— start DATASET ROWS —
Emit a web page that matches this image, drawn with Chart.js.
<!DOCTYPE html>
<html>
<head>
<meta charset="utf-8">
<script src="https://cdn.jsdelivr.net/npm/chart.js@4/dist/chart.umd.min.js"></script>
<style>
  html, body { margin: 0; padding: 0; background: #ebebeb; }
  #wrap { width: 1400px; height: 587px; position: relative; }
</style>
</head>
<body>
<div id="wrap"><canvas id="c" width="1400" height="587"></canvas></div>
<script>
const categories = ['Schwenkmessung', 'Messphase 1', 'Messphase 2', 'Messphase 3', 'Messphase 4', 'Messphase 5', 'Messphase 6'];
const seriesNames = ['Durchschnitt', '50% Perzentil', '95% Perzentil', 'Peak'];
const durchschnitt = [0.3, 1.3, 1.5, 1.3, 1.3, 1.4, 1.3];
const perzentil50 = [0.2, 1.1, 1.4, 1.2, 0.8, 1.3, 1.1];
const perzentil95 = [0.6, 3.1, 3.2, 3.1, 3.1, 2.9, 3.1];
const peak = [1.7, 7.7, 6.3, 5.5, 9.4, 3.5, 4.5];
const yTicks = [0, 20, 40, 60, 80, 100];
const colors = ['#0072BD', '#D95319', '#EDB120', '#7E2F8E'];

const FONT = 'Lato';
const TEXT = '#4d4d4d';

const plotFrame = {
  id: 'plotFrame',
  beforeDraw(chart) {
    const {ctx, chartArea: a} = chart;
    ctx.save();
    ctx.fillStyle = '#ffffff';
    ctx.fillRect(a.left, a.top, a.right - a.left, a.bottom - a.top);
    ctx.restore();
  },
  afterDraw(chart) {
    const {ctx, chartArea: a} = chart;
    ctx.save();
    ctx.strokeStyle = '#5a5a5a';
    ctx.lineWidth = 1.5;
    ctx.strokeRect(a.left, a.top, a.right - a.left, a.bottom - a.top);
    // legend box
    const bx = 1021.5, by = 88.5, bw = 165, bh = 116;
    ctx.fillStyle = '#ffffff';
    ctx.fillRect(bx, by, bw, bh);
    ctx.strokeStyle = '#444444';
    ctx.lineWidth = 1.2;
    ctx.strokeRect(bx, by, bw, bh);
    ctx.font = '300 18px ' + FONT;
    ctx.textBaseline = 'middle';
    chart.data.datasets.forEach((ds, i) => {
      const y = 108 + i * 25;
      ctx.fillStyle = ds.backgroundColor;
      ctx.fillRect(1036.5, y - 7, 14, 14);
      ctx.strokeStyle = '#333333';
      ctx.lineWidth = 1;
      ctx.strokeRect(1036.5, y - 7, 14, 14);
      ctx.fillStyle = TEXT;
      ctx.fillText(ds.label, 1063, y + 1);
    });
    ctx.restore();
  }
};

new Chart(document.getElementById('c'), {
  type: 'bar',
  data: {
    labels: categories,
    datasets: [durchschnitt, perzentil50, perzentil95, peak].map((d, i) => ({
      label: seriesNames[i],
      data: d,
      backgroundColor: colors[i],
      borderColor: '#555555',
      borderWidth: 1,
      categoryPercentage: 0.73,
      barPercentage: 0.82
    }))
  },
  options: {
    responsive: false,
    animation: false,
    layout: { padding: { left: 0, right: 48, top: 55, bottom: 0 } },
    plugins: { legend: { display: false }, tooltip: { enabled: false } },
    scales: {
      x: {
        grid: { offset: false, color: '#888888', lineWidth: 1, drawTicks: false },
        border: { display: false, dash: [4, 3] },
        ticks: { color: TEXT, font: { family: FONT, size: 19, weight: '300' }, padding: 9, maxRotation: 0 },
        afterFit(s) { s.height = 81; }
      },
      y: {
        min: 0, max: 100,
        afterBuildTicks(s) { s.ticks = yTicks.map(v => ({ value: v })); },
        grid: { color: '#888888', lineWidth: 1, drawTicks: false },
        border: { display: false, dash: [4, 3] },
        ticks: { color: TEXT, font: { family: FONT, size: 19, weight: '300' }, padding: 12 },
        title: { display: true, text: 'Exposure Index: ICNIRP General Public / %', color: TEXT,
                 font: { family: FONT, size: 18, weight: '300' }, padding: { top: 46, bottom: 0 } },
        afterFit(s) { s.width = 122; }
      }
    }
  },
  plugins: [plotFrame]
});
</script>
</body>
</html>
— end DATASET ROWS —
— start DATASET ROWS —
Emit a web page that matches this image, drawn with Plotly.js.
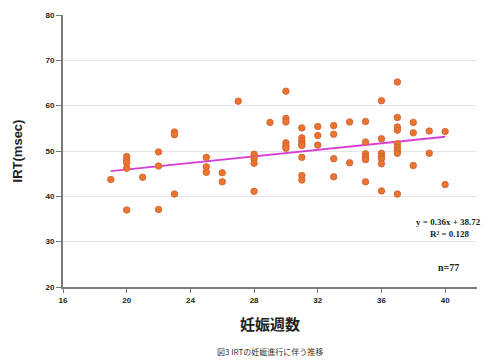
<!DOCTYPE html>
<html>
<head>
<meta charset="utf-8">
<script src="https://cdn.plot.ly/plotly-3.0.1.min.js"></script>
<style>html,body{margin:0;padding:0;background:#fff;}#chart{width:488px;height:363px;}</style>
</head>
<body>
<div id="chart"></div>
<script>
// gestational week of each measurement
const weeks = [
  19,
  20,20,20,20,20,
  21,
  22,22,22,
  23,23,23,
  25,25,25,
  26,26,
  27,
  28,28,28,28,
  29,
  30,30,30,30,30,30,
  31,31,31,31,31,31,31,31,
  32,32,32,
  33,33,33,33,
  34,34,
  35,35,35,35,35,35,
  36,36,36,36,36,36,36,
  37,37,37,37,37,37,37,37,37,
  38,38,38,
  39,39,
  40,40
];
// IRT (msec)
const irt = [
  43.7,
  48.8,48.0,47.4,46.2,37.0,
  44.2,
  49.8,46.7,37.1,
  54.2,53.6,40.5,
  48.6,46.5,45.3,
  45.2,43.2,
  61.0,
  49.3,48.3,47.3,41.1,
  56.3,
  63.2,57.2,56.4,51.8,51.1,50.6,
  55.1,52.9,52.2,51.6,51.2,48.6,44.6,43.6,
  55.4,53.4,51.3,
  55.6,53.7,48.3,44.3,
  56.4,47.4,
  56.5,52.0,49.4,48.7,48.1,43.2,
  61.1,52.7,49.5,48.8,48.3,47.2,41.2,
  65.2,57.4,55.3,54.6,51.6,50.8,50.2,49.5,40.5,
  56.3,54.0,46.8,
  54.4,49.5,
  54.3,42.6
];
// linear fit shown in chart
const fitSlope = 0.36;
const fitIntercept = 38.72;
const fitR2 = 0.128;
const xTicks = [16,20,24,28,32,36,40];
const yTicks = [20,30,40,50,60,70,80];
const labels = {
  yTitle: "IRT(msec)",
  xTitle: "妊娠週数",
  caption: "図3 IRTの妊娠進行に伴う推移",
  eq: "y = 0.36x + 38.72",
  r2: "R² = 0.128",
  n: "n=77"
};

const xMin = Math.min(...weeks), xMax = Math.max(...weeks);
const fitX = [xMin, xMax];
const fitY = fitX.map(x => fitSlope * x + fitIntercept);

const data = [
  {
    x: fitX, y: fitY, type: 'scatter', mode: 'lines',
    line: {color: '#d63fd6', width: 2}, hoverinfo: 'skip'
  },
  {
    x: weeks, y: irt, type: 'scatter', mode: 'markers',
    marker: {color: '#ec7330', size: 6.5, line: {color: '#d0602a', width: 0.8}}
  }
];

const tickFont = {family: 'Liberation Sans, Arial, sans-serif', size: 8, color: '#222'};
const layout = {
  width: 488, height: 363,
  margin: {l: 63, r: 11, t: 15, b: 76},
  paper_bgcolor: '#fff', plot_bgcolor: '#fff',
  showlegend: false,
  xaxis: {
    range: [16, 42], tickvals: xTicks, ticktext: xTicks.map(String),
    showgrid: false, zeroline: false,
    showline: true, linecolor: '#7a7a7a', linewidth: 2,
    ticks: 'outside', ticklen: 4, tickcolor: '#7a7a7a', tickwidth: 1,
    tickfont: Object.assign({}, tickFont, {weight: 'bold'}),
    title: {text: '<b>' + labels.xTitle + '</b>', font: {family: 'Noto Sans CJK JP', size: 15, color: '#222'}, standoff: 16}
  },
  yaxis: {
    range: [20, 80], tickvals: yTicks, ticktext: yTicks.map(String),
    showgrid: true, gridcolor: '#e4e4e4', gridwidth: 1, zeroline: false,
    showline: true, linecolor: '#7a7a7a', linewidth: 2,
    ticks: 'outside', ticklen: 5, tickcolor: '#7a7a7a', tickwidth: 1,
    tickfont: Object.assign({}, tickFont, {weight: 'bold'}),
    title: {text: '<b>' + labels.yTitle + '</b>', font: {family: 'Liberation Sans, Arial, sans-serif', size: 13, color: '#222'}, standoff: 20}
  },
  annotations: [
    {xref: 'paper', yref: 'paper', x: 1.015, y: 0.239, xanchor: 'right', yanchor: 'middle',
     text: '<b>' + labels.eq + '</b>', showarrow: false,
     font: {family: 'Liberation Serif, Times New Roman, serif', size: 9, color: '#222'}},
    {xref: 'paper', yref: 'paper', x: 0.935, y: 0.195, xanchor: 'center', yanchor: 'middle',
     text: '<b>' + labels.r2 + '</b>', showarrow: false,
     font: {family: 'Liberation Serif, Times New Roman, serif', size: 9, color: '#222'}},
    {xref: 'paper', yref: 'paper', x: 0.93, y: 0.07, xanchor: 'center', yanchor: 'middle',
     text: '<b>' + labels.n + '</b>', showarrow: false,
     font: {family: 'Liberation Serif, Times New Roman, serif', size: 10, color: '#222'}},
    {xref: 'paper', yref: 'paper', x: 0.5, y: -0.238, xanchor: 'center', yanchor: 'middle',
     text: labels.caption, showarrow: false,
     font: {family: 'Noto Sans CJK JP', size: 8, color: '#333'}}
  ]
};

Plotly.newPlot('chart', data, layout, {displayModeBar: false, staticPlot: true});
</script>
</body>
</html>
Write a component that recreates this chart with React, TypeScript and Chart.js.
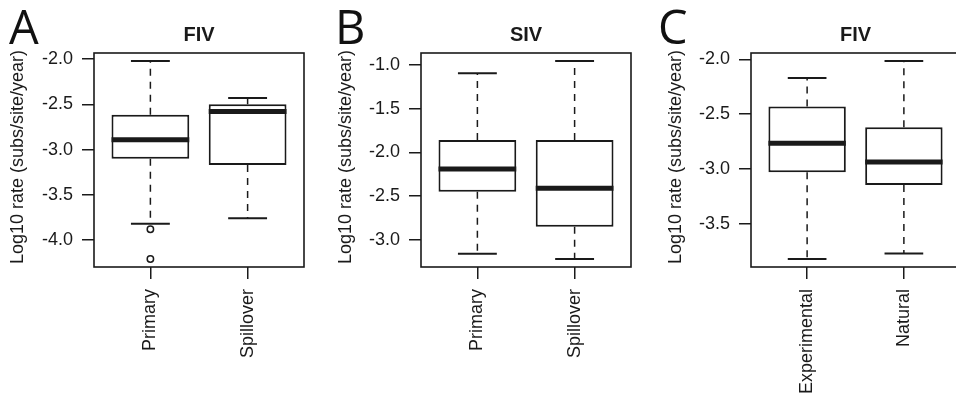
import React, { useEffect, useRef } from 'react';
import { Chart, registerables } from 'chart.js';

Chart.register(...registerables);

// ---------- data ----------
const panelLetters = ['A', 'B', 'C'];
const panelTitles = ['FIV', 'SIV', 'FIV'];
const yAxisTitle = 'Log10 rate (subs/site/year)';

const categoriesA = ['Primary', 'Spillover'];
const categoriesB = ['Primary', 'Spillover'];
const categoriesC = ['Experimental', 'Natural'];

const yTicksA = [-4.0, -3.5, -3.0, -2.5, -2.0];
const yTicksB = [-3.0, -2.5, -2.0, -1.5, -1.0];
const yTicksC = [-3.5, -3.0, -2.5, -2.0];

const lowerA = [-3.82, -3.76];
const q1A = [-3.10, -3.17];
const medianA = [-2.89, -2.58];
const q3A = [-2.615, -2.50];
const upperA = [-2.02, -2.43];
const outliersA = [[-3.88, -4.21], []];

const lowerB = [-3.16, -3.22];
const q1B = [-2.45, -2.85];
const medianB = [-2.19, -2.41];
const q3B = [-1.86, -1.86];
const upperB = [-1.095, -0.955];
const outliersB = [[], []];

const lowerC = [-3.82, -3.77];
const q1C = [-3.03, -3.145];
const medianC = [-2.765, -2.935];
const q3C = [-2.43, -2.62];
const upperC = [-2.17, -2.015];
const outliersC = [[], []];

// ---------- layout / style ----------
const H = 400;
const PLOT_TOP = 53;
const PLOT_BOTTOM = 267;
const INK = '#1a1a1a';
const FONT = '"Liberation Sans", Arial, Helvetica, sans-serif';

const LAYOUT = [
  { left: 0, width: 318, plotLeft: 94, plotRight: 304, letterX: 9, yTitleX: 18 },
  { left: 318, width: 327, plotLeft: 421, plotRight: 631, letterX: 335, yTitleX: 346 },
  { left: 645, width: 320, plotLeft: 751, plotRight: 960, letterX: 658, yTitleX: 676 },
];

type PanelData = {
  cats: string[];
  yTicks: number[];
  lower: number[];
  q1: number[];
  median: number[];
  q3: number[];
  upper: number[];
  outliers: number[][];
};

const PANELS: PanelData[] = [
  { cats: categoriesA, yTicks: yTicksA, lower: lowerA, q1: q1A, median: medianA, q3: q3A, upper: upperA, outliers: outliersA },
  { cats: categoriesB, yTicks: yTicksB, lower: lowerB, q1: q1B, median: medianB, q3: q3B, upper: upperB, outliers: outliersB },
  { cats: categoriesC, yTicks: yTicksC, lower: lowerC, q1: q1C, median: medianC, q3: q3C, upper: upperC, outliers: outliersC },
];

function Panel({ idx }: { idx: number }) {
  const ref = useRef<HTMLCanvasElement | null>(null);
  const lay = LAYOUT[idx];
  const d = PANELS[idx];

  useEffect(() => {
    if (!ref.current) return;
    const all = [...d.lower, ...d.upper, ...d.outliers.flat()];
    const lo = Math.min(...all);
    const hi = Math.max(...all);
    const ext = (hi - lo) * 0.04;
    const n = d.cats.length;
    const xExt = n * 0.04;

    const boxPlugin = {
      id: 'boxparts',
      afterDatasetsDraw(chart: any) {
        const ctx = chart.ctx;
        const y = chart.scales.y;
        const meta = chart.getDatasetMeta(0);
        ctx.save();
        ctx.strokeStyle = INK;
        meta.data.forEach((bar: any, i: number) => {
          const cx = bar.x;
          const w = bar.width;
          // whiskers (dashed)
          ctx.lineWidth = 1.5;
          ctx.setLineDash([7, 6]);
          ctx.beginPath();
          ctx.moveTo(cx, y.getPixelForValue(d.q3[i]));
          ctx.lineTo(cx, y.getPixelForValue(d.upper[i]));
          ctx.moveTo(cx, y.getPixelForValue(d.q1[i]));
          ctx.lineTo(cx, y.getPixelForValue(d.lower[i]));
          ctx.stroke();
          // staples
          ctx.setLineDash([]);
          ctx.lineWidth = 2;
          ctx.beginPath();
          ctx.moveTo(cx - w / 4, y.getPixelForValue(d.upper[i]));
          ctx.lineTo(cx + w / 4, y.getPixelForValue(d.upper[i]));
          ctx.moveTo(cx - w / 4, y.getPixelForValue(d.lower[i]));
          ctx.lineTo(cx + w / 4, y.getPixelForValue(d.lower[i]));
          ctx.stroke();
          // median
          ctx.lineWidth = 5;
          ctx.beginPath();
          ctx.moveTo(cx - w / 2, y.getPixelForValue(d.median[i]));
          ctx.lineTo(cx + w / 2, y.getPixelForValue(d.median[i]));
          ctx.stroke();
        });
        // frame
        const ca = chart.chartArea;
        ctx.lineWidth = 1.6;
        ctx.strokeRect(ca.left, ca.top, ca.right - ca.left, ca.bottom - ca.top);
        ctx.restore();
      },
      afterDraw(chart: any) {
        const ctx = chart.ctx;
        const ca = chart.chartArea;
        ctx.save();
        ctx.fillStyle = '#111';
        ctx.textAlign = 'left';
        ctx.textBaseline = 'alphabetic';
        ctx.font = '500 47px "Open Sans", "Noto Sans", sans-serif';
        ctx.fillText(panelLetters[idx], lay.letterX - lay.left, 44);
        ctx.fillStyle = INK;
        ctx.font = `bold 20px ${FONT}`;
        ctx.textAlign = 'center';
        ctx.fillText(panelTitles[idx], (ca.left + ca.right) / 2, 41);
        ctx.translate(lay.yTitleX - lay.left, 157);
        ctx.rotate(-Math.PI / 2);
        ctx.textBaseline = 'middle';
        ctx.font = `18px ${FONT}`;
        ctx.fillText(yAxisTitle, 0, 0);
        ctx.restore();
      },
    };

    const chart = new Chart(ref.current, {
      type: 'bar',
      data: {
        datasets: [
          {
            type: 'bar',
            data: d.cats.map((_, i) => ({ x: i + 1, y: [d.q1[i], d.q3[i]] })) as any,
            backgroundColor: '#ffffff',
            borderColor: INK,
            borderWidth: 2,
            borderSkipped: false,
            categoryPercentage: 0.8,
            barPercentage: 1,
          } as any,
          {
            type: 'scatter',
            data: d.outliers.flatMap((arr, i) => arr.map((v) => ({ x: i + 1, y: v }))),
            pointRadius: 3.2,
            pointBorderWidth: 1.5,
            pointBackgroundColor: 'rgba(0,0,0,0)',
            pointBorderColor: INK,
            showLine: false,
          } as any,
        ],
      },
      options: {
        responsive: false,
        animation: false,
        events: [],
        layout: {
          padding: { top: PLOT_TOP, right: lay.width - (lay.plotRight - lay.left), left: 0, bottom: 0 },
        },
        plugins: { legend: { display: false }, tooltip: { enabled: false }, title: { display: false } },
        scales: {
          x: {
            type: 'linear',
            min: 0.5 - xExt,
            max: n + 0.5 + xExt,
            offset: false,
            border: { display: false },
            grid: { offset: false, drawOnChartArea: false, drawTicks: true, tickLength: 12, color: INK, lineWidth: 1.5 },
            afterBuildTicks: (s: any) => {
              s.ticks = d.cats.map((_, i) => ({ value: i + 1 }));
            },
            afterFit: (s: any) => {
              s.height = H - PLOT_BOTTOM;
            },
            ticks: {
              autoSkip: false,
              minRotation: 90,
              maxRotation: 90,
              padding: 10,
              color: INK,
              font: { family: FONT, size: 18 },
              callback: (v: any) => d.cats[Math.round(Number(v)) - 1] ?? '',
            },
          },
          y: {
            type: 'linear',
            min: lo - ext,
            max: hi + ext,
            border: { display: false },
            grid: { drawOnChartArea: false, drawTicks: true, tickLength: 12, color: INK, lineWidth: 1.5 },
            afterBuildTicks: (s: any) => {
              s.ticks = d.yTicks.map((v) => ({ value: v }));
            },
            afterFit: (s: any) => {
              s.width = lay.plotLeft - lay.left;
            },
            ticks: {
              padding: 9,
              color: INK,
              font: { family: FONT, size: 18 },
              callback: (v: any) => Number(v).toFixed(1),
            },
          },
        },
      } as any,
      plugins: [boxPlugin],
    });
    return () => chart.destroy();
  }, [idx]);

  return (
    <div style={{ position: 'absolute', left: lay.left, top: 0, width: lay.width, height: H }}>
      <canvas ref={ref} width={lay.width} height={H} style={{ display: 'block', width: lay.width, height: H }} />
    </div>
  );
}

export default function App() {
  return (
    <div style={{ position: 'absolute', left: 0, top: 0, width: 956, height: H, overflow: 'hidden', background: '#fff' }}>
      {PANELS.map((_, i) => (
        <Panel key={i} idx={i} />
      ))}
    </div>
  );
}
— end DATASET ROWS —
— start DATASET ROWS —
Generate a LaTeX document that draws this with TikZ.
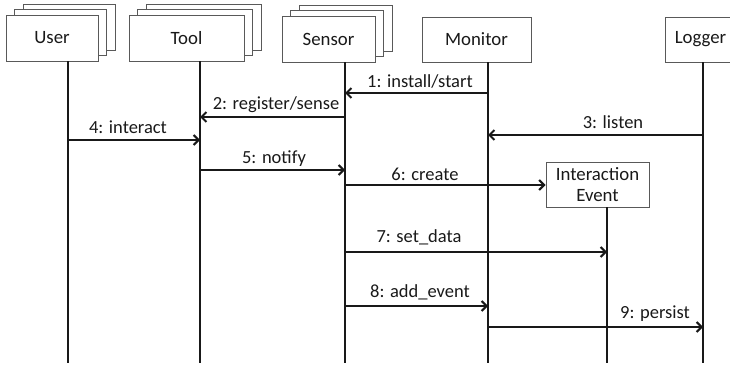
— end DATASET ROWS —
WHAT YOU NEED TO DO: Everything from the line containing "Emit a web page that matches this image, drawn with Chart.js." down to the line containing "const TEXT = '#4d4d4d';" should be repeated exactly, with both end lines kept and no other lines added.

EXERCISE OUTPUT:
Emit a web page that matches this image, drawn with Chart.js.
<!DOCTYPE html>
<html>
<head>
<meta charset="utf-8">
<script src="https://cdn.jsdelivr.net/npm/chart.js@4/dist/chart.umd.min.js"></script>
<style>
  html, body { margin: 0; padding: 0; background: #ebebeb; }
  #wrap { width: 1400px; height: 587px; position: relative; }
</style>
</head>
<body>
<div id="wrap"><canvas id="c" width="1400" height="587"></canvas></div>
<script>
const categories = ['Schwenkmessung', 'Messphase 1', 'Messphase 2', 'Messphase 3', 'Messphase 4', 'Messphase 5', 'Messphase 6'];
const seriesNames = ['Durchschnitt', '50% Perzentil', '95% Perzentil', 'Peak'];
const durchschnitt = [0.3, 1.3, 1.5, 1.3, 1.3, 1.4, 1.3];
const perzentil50 = [0.2, 1.1, 1.4, 1.2, 0.8, 1.3, 1.1];
const perzentil95 = [0.6, 3.1, 3.2, 3.1, 3.1, 2.9, 3.1];
const peak = [1.7, 7.7, 6.3, 5.5, 9.4, 3.5, 4.5];
const yTicks = [0, 20, 40, 60, 80, 100];
const colors = ['#0072BD', '#D95319', '#EDB120', '#7E2F8E'];

const FONT = 'Lato';
const TEXT = '#4d4d4d';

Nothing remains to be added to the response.